#### Exercise:
Extract word for word the lines of the listing from its start to the line holding "from matplotlib.ticker import", both ends kept; pictures are not part of the copy.

#### Stored data:
----------------
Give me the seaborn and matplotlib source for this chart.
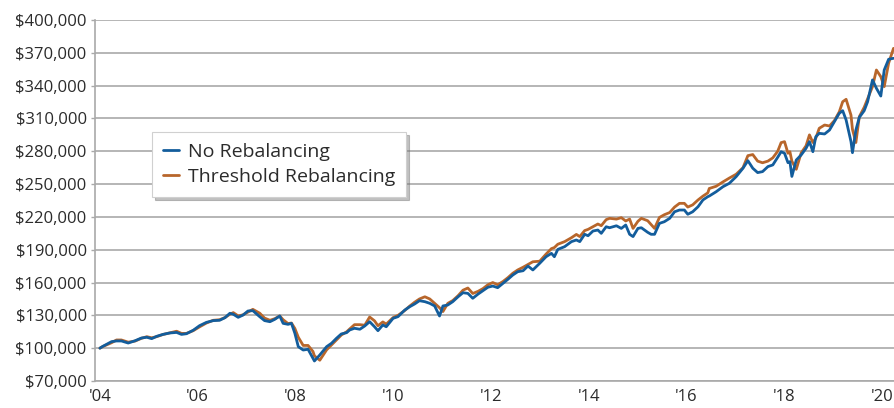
import matplotlib
matplotlib.use("Agg")
import matplotlib.pyplot as plt
import seaborn as sns
import pandas as pd
from matplotlib.ticker import FuncFormatter, FixedLocator

# ---------------- data (values in $ thousands) ----------------
years = [2004.00, 2004.06, 2004.24, 2004.34, 2004.44, 2004.58, 2004.72, 2004.85, 2004.96,
         2005.06, 2005.16, 2005.29, 2005.43, 2005.57, 2005.67, 2005.77, 2005.91,
         2006.04, 2006.18, 2006.32, 2006.45, 2006.56, 2006.66, 2006.73, 2006.83, 2006.93,
         2007.03, 2007.13, 2007.27, 2007.37, 2007.48, 2007.58, 2007.68, 2007.75, 2007.85, 2007.92, 2007.99,
         2008.06, 2008.16, 2008.26, 2008.36, 2008.39, 2008.50, 2008.64, 2008.74, 2008.84, 2008.94,
         2009.05, 2009.11, 2009.21, 2009.32, 2009.42, 2009.52, 2009.62, 2009.69, 2009.79, 2009.86,
         2010.00, 2010.10, 2010.24, 2010.34, 2010.44, 2010.54, 2010.65, 2010.75, 2010.85, 2010.95,
         2011.02, 2011.12, 2011.22, 2011.33, 2011.43, 2011.53, 2011.63, 2011.74, 2011.84, 2011.94,
         2012.04, 2012.14, 2012.25, 2012.35, 2012.45, 2012.55, 2012.66, 2012.76, 2012.86,
         2013.00, 2013.13, 2013.24, 2013.30, 2013.37, 2013.51, 2013.65, 2013.75, 2013.82, 2013.92, 2013.99,
         2014.09, 2014.19, 2014.26, 2014.36, 2014.43, 2014.57, 2014.67, 2014.76, 2014.84, 2014.91,
         2015.01, 2015.08, 2015.21, 2015.28, 2015.35, 2015.45, 2015.55, 2015.66, 2015.76, 2015.86, 2015.96,
         2016.03, 2016.13, 2016.24, 2016.34, 2016.44, 2016.47, 2016.61, 2016.75, 2016.88,
         2017.02, 2017.16, 2017.26, 2017.36, 2017.46, 2017.56, 2017.67, 2017.77, 2017.87, 2017.94,
         2018.01, 2018.08, 2018.12, 2018.16, 2018.25, 2018.35, 2018.45, 2018.52, 2018.59, 2018.65,
         2018.72, 2018.83, 2018.93,
         2019.03, 2019.13, 2019.20, 2019.27, 2019.37, 2019.40, 2019.47, 2019.54, 2019.64, 2019.71,
         2019.81, 2019.89, 2019.98, 2020.05, 2020.14, 2020.24]

no_rebalancing = [100.0, 101.7, 106.0, 106.6, 106.6, 104.7, 106.8, 109.3, 110.0,
                  108.7, 110.8, 112.6, 113.9, 114.4, 112.6, 113.2, 116.4,
                  120.6, 123.6, 125.2, 125.5, 127.9, 131.9, 131.0, 128.2, 130.3,
                  134.0, 134.3, 128.8, 125.2, 124.2, 126.4, 129.4, 122.7, 121.8, 122.7, 113.6,
                  101.4, 98.3, 99.0, 90.8, 88.3, 93.8, 101.4, 104.5, 109.0, 113.0,
                  114.2, 116.6, 118.2, 117.3, 120.3, 124.2, 119.6, 116.0, 121.2, 119.6,
                  127.3, 128.8, 134.9, 137.9, 140.4, 143.4, 142.5, 141.0, 138.6, 129.4,
                  138.6, 139.5, 142.5, 147.0, 150.7, 150.1, 145.6, 149.5, 152.6, 155.7,
                  156.8, 155.3, 159.3, 163.0, 166.9, 169.9, 170.8, 175.1, 171.5,
                  177.6, 183.6, 186.7, 183.6, 190.3, 192.8, 197.4, 198.9, 197.4, 204.1, 202.8,
                  207.1, 208.0, 205.0, 211.0, 210.1, 211.9, 209.5, 212.6, 204.1, 202.0,
                  209.5, 210.1, 205.9, 204.1, 204.1, 214.1, 215.6, 218.7, 224.7, 226.3, 226.3,
                  222.4, 224.7, 229.3, 235.5, 238.5, 239.1, 243.0, 247.6, 250.7,
                  256.8, 264.5, 271.4, 264.5, 260.5, 261.4, 266.0, 267.5, 274.5, 279.6,
                  278.2, 269.6, 270.5, 257.0, 272.0, 276.6, 282.7, 288.8, 279.6, 293.3,
                  296.4, 295.8, 299.4,
                  307.0, 314.7, 317.1, 308.6, 288.8, 278.7, 299.4, 311.0, 317.1, 325.3,
                  345.2, 337.6, 330.5, 354.3, 364.1, 365.0]

threshold_rebalancing = [100.0, 101.5, 105.0, 107.5, 107.5, 105.5, 106.5, 109.0, 110.5,
                         109.5, 110.5, 112.5, 114.0, 115.5, 113.5, 113.5, 116.0,
                         119.5, 123.0, 125.5, 126.0, 128.0, 131.0, 132.5, 129.5, 130.5,
                         133.0, 135.5, 132.0, 127.5, 125.5, 127.0, 129.5, 126.0, 122.5, 123.0, 118.0,
                         110.0, 102.5, 102.5, 97.0, 93.0, 89.0, 98.5, 103.0, 107.5, 112.0,
                         115.0, 117.5, 121.5, 121.5, 121.0, 128.5, 125.0, 120.5, 124.0, 122.0,
                         128.0, 130.0, 134.5, 138.5, 142.0, 145.0, 147.0, 145.0, 141.0, 137.0,
                         133.5, 141.0, 143.5, 148.0, 153.0, 155.0, 150.0, 152.0, 154.5, 158.0,
                         160.0, 158.0, 161.0, 164.5, 168.5, 171.5, 174.0, 176.5, 179.0,
                         179.5, 186.0, 191.0, 192.0, 195.0, 197.4, 201.0, 204.0, 202.0, 207.5, 208.6,
                         211.0, 213.5, 212.0, 217.5, 218.7, 218.0, 219.3, 216.3, 218.0, 209.5,
                         216.0, 218.7, 216.5, 213.0, 209.5, 219.5, 222.0, 224.0, 229.0, 232.4, 232.4,
                         229.0, 231.0, 235.5, 239.0, 242.0, 246.0, 248.0, 252.0, 255.5,
                         259.0, 265.0, 276.0, 277.0, 271.0, 269.5, 271.0, 274.0, 280.0, 287.9,
                         288.8, 278.2, 279.6, 271.0, 263.5, 278.5, 285.0, 295.0, 288.0, 292.0,
                         301.0, 304.0, 303.1,
                         308.0, 316.0, 325.3, 327.5, 313.0, 300.0, 288.0, 311.6, 320.2, 328.0,
                         339.1, 354.3, 348.2, 339.1, 360.5, 374.1]

y_ticks = [70000, 100000, 130000, 160000, 190000, 220000, 250000, 280000, 310000, 340000, 370000, 400000]
x_ticks = [2004, 2006, 2008, 2010, 2012, 2014, 2016, 2018, 2020]
x_labels = ["'04", "'06", "'08", "'10", "'12", "'14", "'16", "'18", "'20"]
series_names = ["No Rebalancing", "Threshold Rebalancing"]

# ---------------- figure ----------------
sns.set_theme(style="white")
plt.rcParams["font.family"] = ["Open Sans", "DejaVu Sans"]

BLUE = "#135d9c"
ORANGE = "#b8662b"
GRID = "#a9a9a9"
TEXT = "#2b2b2b"

df = pd.DataFrame({
    "year": years,
    series_names[0]: [v * 1000 for v in no_rebalancing],
    series_names[1]: [v * 1000 for v in threshold_rebalancing],
})

fig = plt.figure(figsize=(8.94, 4.08), dpi=100)
ax = fig.add_axes([95 / 894, 27 / 408, 799 / 894, 361 / 408])

sns.lineplot(data=df, x="year", y=series_names[1], ax=ax, color=ORANGE,
             linewidth=2.0, label=series_names[1], zorder=3)
sns.lineplot(data=df, x="year", y=series_names[0], ax=ax, color=BLUE,
             linewidth=2.0, label=series_names[0], zorder=4)

ax.set_xlim(2003.9, 2020.25)
ax.set_ylim(70000, 400000)
ax.yaxis.set_major_locator(FixedLocator(y_ticks))
ax.yaxis.set_major_formatter(FuncFormatter(lambda v, p: f"${v:,.0f}"))
ax.set_xticks(x_ticks)
ax.set_xticklabels(x_labels)
ax.set_xlabel("")
ax.set_ylabel("")

ax.grid(axis="y", color=GRID, linewidth=1.2, zorder=0)
ax.set_axisbelow(True)
for s in ["top", "right"]:
    ax.spines[s].set_visible(False)
for s in ["left", "bottom"]:
    ax.spines[s].set_color(GRID)
    ax.spines[s].set_linewidth(1.2)

ax.tick_params(axis="y", which="major", length=3, width=1.0, color=GRID,
               labelsize=12, labelcolor=TEXT, pad=3, left=True)
ax.tick_params(axis="x", which="major", length=0, labelsize=12,
               labelcolor=TEXT, pad=6)

handles, labels = ax.get_legend_handles_labels()
order = [labels.index(series_names[0]), labels.index(series_names[1])]
leg = ax.legend([handles[i] for i in order], [labels[i] for i in order],
                loc="upper left", bbox_to_anchor=((152 - 95) / 799, 1 - (132 - 20) / 361),
                borderaxespad=0, frameon=True, fancybox=False,
                shadow={"color": "#777777", "alpha": 0.45},
                fontsize=14, handlelength=0.85, handletextpad=0.45,
                borderpad=0.55, labelspacing=0.38, framealpha=1)
leg.get_frame().set_edgecolor("#d0d0d0")
leg.get_frame().set_linewidth(0.8)
for t in leg.get_texts():
    t.set_color(TEXT)
for h in leg.legend_handles:
    h.set_linewidth(2.0)

fig.savefig("out.png", dpi=100)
----------------
#### Solution to the exercise:
Give me the seaborn and matplotlib source for this chart.
import matplotlib
matplotlib.use("Agg")
import matplotlib.pyplot as plt
import seaborn as sns
import pandas as pd
from matplotlib.ticker import FuncFormatter, FixedLocator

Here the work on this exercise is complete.